The paper presents a Linked Data benchmark for topic profiling of generic datasets. The authors present two approaches for single- and multi-topic profiling. They further provide an analysis of the performance of the approaches and explain the quality of the results. Topic profiling in the web of data is an important challenge that needs to be addressed in order to increase the adoption of linked data. The paper presents a practical approach to addressing this issue (with certain limitations that are described in the paper) and provide novel insights about the challenges that need to be addressed in this area. Given the aforementioned aspects, I conclude that the paper's topic is highly relevant to the journal issue on Benchmarking Linked Data.

Formatting and structure:
The paper generally uses language and grammar at a fair level, its structure is logical and it is mostly well-formatted (with some notable exceptions that need to be addressed). I have also noticed a large number of minor grammatical/phrasing errors that I list below.
* Formatting issues:
- Fig. 1 is not possible to read (both legend and labels of the nodes of the LOD graph)
- Fig. 3 is very difficult to read
- text outside of the column border in several places - in section 2, page 3; section 2, page 4; section 4.1, page 6; section 7, page 16
- Table 3 goes outside the print area
- Table 7 is badly formatted
* (minor) duplication in introductions to sections/sub-sections - the last paragraph of the Introduction section states the topics of the individual sections, so it is not necessary to include introductory paragraphs at each section to repeat it. Same goes for some of the sub-sub-section 5.2.1 - in my opinion it is not necessary to repeat introductory sentences given the above paragraph (describing sub-section 5.2).
* Grammatical/phrasing errors:
- (Abstract) "quality of those automated approaches is comparable sufficient, it has been shown, that in most cases, a single topical label for one datasets does" - "comparably" instead of "comparable" and "one dataset" instead of "one datasets"
- (Section 1) "Up till now, topical categories were" - should be "Up until now, topical categories have been"
- (Section 1) "In database community the benchmark series" - should be "In the database community, the benchmark series"
- (Section 1) "Although the importance of such needs" should be "Despite the importance of such needs"
- (Section 2) in the descriptions of each of the topical categories, there should be a full article in front of the name of each category - e.g., "THE government category contains Linked Data published by [...]"
- (Section 3) "To assign more than one topical category to each dataset the researchers cloud access the descriptive metadata" - the word "could" has been misspelled
- (Section 3) "Also, the work presented in [35], build a gold standard" - "builds" instead of "build"
- (Sub-section 4.1) "if people in a dataset are annotated with foaf:knows statements or if her professional affiliation is provided" - should be "their" instead of "her"
- (Sub-section 4.1) "reduces the diversity of features, but on the other side might increase the number of attributes" would be better phrased as "reduces the diversity of features, but, on the other hand, might increase the number of attributes"
- (Sub-section 4.1) "Among different metadata, it is also given the description in natural language" would be better phrased as "Among other metadata, LOV also provides the description in natural language"
- (Sub-section 4.1) "In the LOV website, there exist 58113 different vocabularies.
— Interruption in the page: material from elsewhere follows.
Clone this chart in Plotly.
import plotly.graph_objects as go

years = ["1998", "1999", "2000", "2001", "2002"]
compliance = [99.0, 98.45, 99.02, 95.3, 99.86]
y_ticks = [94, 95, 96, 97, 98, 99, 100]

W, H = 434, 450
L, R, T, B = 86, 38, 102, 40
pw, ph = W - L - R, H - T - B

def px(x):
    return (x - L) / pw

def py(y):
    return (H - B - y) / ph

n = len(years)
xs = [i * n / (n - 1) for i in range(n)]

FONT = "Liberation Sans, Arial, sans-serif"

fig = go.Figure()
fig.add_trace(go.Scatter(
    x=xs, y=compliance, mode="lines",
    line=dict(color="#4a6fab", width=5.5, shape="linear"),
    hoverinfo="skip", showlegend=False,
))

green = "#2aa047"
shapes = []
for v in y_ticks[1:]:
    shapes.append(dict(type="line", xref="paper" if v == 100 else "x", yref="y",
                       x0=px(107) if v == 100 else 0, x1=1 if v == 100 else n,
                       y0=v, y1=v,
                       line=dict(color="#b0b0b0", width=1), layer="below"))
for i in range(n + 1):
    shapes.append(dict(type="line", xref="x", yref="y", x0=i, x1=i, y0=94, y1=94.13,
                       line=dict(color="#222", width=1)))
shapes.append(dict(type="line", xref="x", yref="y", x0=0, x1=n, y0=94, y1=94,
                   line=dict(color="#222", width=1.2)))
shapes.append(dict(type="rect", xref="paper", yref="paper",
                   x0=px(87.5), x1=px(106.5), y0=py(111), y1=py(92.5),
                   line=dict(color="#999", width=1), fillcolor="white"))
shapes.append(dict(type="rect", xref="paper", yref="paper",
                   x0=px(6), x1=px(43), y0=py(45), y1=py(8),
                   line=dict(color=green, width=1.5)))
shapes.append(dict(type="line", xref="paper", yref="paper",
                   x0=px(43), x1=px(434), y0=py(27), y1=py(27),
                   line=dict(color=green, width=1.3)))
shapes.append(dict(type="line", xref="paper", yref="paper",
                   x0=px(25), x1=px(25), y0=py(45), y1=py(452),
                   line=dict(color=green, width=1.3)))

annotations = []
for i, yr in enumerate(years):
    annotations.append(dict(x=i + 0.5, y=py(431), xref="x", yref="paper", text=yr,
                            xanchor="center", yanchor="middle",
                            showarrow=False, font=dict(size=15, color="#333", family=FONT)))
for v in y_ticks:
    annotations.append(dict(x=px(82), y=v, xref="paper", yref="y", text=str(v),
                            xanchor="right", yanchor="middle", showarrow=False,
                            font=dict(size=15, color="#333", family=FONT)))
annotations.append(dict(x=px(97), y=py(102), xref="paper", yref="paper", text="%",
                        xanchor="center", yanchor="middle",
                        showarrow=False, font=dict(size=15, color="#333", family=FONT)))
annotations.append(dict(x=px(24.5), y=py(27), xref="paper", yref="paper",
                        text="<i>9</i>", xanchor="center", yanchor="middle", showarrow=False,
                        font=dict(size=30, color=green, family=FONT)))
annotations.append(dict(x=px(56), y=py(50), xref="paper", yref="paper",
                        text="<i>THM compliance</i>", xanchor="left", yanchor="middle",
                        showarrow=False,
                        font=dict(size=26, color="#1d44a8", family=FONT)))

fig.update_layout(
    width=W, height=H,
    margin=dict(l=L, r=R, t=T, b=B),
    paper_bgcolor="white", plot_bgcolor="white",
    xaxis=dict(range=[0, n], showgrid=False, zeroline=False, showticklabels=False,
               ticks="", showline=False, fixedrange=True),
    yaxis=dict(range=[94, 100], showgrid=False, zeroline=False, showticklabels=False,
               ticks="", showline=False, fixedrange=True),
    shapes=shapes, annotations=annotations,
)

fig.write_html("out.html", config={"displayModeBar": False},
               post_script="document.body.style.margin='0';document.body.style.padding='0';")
While in LOD as described in the VOC feature vector there are 1 453 different vocabularies." - the sentence starting with "While" is grammatically incorrect. I suggest to merge the sentences: "In the LOV website, there exist 581 different vocabularies, while in LOD, as described in the VOC feature vector, there are 1 453 different vocabularies."
- (Sub-section 4.2) "Classification problem has been widely studied" - "Classification" should have the full article - "The classification problem has been widely studied"
- (Sub-section 4.2) "While Jaccard distance is a good measure when the data in input are of different types" (if I understood correctly) should have a different connecting word - e.g., "On the other hand, Jaccard distance is a good measure when the data in input are of different types"
- (Sub-section 4.3) "In Table 2 it is given an example how" could rather be "Table 2 shows an example how"
- (Section 5) "in order to show the goodness of" should be rephrased - e.g., "in order to show the advantages of", or "in order to show the applicability of"
- (Sub-section 6.2) "At a second moment we" should be rephrased - e.g., "Later, we" or "In addition, we"
- (Sub-section 6.2) "In table 9 we summaries" the authors seem to have misspelled "summarise"
- (Section 7) "description of the topically" should be "description of the topical"
- (Section 8) "The multitopic benchmark is heavy imbalance" should be "The multitopic benchmark is heavily imbalanced"
- (Section 8) "not using such vocabulary" should be "not using such a vocabulary"

Content:

* In my opinion, since the major contribution of the paper is about topic profiling benchmarks specifically in LOD (other domains are discussed in related work), the authors should consider changing the title accordingly - e.g., "Topic profiling benchmarks in the Linked Oped Data Cloud: issues and lessons learned"
* (Sub-section 4.2) "In our experiments, based on some preliminary experiments on a comparable but disjunct set of data, we found that a k equal to 5 performs best." - the authors should include a statement on what exactly was the premise of their preliminary experiments, since the value of the 'k' coefficient is critical to the output of the algorithm
* (Sub-section 4.2) In their description of the Naive Bayes classification algorithm the atuhors should include some more details on why it is appropriate in the domain of LOD. The only argument given is that it is "easy to build" and therefore good for large datasets, which is not enough to justify its use (especially when they further state that it is built on "mostly a rather poor assumption"
* (Sub-section 5.2.1) The authors state that "While the second challenge is related to the independence of the labels and also some datasets might belong to an infinite number of labels." - I could not understand how some datasets might belong to an "infinite" number of labels - did the authors mean to say "very large" instead?

Overall, I think the paper provides novel insights, is highly relevant for the journal, and given that the minor issues described above should be accepted.